A friend, Art Mazer, recalls another instance of Maggie’s humor when local Gray Panthers presented her at Boston City Hall. When introduced, Maggie had to rock back and forth a few times to get out of the low-slung chair in which she was sitting. Arrived at the podium she quipped: “That’s called the rock of ages.”

This film, entitled “Maggie Growls,” is scheduled for Boston-area showing on Monday, February 17th at 10 P.M. on the PBS channel 44. I recommend it for sheer human interest, and because the film recounts how one woman helped to change America in the period between her forced retirement in 1970 and her death in 1995 at age 90.

Maggie had radical ideas about how to improve American society. We needed to abolish compulsory retirement that put people on the shelf at 65. Our country desperately needed single-payer universal health care coverage. And we had to transform our basic ideas about older people and the experience of growing old.

A way of achieving this last goal was to help change the way older people were portrayed in the media. The “Media Watch” established by the Gray Panthers served for a time as an effective device to ensure change in television, movies, and advertising, change that has taken hold to a considerable extent.

It was not only her agenda that differed from most other people’s; so did her methods. She believed it a mistake for older people to push for change only with those of their own age. Rather, she wanted old people to join forces with the young.

Similarly, she thought old people should not advocate for changes primarily for themselves. Instead, she thought their advocacy would have much more credibility if they tried to bring about change benefiting the nation’s younger generations as well.

Despite her brilliance as a leader, Maggie was not successful in all her enterprises. Her organization, the Gray Panthers, never did turn into the alliance of old and young that she envisioned. I remember attending one national convention of the GPs, and immediately noting the absence of young people among the delegates.

And she never was able to develop effective leadership to direct the Panthers after her death. Even before 1995, her organization had lost its momentum and now has only a faint heartbeat. But it was never much of an organization; instead it was a movement with all the strengths and weaknesses of minimal structure. Never would it become an AARP, but Maggie would sooner have died rather than for that to happen.

And, of course, we still seem no closer to her goal of assured national health care for everyone. Even getting prescription drug coverage for Americans under Medicare has proven maddeningly elusive.

Maggie’s ideas about sexuality did not please everyone; in fact they shocked even many of the Panthers. She once recommended to an audience of older women the practice of lesbianism, and an embarrassed silence followed. She herself liked young men and once had an affair with one fifty years younger than herself.
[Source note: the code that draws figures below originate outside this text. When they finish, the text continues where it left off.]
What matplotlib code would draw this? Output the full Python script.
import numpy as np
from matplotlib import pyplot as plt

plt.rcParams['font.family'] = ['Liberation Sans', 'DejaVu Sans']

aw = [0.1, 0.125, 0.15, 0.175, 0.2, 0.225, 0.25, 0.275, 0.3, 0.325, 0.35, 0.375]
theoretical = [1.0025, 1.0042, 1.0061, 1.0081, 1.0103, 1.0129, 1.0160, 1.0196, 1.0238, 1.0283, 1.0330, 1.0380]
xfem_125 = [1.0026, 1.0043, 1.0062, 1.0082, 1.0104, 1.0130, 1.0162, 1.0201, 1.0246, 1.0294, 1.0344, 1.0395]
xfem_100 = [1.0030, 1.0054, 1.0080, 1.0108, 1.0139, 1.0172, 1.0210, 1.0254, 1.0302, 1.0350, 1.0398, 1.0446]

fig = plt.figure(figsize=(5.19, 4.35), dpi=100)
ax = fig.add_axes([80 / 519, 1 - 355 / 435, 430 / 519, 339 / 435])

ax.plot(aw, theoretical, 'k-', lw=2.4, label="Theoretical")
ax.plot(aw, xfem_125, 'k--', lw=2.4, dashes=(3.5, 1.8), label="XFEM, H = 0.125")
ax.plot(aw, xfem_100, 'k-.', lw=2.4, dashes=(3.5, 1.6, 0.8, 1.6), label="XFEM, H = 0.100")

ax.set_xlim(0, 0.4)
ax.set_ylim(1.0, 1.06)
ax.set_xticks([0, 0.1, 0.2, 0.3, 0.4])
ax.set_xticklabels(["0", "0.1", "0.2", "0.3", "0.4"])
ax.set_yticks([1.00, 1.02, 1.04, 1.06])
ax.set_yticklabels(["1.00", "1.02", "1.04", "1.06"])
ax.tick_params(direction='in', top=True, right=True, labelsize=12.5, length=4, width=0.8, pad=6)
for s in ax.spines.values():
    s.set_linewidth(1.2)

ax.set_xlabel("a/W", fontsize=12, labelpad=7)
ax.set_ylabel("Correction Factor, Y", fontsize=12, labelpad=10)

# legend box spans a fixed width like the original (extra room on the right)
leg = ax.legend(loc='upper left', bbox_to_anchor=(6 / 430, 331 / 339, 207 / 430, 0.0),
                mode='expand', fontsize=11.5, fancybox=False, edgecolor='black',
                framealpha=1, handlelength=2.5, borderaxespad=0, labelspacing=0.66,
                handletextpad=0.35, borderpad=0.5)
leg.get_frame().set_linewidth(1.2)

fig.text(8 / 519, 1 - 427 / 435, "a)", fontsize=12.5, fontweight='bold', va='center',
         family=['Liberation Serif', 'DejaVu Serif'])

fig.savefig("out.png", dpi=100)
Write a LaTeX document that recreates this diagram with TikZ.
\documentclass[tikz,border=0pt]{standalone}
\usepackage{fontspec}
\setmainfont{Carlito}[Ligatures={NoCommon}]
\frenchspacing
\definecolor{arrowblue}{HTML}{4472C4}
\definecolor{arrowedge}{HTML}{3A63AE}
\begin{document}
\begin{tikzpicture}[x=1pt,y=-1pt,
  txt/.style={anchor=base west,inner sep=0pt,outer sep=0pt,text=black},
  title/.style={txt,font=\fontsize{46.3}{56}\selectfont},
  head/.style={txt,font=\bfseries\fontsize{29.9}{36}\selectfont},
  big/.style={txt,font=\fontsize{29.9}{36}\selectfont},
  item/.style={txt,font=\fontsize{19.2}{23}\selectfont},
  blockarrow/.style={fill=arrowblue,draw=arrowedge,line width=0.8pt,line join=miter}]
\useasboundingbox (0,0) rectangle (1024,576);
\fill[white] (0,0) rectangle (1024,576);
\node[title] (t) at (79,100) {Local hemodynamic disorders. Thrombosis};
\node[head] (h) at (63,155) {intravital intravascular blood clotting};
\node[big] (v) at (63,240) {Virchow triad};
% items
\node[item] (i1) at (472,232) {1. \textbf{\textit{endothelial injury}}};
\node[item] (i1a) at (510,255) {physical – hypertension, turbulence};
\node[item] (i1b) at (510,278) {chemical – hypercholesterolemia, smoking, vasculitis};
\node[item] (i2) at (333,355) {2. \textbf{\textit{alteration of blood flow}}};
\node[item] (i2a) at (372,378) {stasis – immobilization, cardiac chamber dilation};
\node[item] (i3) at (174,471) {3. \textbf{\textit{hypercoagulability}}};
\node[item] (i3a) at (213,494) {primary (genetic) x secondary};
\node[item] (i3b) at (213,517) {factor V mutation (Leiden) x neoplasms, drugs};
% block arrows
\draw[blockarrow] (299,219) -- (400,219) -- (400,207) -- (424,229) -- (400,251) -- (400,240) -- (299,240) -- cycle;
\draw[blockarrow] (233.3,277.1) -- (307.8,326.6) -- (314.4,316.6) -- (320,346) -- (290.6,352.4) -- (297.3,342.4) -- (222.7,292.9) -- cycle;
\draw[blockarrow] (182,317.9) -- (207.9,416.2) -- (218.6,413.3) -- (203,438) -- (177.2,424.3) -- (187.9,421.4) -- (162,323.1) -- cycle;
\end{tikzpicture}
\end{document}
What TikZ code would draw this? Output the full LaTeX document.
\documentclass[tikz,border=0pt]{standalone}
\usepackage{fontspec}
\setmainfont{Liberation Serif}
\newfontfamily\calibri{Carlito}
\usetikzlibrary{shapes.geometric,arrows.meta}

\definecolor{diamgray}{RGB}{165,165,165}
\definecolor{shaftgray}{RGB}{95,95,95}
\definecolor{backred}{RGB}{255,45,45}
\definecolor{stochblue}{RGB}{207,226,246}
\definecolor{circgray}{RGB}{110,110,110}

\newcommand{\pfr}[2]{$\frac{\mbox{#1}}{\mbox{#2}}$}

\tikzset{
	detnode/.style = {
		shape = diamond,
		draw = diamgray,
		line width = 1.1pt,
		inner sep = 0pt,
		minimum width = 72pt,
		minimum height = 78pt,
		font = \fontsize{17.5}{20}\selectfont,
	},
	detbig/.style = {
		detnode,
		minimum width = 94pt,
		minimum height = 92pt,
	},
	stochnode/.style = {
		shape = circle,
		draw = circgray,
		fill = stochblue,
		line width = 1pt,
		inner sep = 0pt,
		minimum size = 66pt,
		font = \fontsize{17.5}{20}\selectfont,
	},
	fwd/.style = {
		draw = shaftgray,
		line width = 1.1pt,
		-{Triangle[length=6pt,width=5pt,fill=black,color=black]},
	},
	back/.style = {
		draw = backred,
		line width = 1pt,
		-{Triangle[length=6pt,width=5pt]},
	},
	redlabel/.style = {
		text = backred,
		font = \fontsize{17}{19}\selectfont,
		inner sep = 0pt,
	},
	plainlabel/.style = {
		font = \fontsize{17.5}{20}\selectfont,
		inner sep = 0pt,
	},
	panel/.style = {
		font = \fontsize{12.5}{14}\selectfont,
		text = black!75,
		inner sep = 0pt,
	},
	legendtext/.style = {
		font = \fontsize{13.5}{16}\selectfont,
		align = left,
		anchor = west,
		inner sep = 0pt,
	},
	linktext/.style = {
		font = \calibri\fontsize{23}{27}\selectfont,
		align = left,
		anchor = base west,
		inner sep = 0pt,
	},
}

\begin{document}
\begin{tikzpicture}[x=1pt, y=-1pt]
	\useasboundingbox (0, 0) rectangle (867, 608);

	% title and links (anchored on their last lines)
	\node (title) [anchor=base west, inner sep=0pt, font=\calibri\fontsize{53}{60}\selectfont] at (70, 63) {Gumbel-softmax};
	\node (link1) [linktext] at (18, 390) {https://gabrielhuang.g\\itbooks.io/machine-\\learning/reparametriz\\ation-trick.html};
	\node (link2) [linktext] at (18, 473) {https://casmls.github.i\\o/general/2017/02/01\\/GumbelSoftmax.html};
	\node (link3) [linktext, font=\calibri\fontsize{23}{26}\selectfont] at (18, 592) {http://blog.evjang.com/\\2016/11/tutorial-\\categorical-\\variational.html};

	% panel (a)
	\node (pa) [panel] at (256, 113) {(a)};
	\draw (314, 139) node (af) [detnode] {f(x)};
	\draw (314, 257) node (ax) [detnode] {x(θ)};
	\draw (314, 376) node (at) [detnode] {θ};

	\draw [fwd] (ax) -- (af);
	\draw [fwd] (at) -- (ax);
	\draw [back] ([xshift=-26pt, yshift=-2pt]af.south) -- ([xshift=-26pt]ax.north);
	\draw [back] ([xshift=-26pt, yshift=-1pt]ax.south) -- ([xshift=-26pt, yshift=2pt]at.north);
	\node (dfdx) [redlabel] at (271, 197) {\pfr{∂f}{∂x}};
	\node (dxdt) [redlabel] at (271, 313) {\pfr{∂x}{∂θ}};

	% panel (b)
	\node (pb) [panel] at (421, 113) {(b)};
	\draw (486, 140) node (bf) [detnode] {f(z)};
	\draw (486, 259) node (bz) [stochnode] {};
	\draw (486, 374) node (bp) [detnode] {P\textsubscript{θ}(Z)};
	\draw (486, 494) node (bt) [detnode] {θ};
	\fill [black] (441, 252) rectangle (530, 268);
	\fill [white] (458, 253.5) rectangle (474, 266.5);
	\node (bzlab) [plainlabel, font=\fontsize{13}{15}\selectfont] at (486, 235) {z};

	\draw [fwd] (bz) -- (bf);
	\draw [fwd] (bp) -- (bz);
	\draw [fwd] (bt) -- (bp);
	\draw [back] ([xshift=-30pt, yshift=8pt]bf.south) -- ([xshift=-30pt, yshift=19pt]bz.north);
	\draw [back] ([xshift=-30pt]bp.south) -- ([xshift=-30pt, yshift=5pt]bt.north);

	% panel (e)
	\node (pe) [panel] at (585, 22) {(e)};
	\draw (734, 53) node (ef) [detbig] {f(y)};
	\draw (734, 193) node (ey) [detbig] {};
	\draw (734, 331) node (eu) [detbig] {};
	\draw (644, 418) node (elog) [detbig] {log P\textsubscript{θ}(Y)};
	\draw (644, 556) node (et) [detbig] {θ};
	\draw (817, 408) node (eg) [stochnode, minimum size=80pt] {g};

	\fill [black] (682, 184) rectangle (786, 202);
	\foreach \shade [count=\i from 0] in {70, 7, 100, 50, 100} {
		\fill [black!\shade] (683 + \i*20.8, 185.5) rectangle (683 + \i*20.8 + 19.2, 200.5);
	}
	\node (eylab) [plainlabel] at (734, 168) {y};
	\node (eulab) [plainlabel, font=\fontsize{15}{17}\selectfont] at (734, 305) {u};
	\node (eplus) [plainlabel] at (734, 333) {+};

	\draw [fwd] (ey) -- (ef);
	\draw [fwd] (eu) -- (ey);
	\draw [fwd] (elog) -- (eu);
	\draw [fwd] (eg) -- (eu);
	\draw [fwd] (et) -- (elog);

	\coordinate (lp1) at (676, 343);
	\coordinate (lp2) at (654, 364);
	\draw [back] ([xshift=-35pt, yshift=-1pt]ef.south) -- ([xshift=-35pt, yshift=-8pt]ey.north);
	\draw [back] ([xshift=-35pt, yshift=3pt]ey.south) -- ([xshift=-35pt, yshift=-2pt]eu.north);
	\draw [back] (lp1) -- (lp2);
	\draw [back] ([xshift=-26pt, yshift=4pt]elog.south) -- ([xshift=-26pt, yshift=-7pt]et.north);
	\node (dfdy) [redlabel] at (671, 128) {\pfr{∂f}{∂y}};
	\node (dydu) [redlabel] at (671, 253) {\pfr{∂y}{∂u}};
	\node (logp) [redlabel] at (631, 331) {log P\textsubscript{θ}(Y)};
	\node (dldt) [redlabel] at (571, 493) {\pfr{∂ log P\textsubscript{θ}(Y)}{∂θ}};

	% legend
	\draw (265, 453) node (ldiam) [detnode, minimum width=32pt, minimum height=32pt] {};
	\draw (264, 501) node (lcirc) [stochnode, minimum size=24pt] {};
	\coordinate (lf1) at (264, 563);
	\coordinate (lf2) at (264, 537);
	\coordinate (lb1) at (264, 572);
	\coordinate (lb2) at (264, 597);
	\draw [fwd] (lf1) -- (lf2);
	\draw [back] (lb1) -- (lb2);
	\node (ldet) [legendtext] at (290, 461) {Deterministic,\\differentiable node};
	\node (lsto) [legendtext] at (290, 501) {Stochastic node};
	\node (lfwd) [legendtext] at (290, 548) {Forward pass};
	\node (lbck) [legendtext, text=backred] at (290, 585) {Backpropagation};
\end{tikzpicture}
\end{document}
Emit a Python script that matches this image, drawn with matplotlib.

When someone expressed to Maggie regret that she had no spouse or children, she replied, “I am completely happy with my life; I have no regrets.”

She suffered much pain in her latter days. I remember having dinner with her one evening and feeling some of that pain myself as I watched her eat with difficulty.

When the end came, she lay in bed in her house in Philadelphia. A friend watched her wake up, sit up in the bed and say “I am an advocate for justice and peace.” Then she went back to sleep and never woke up.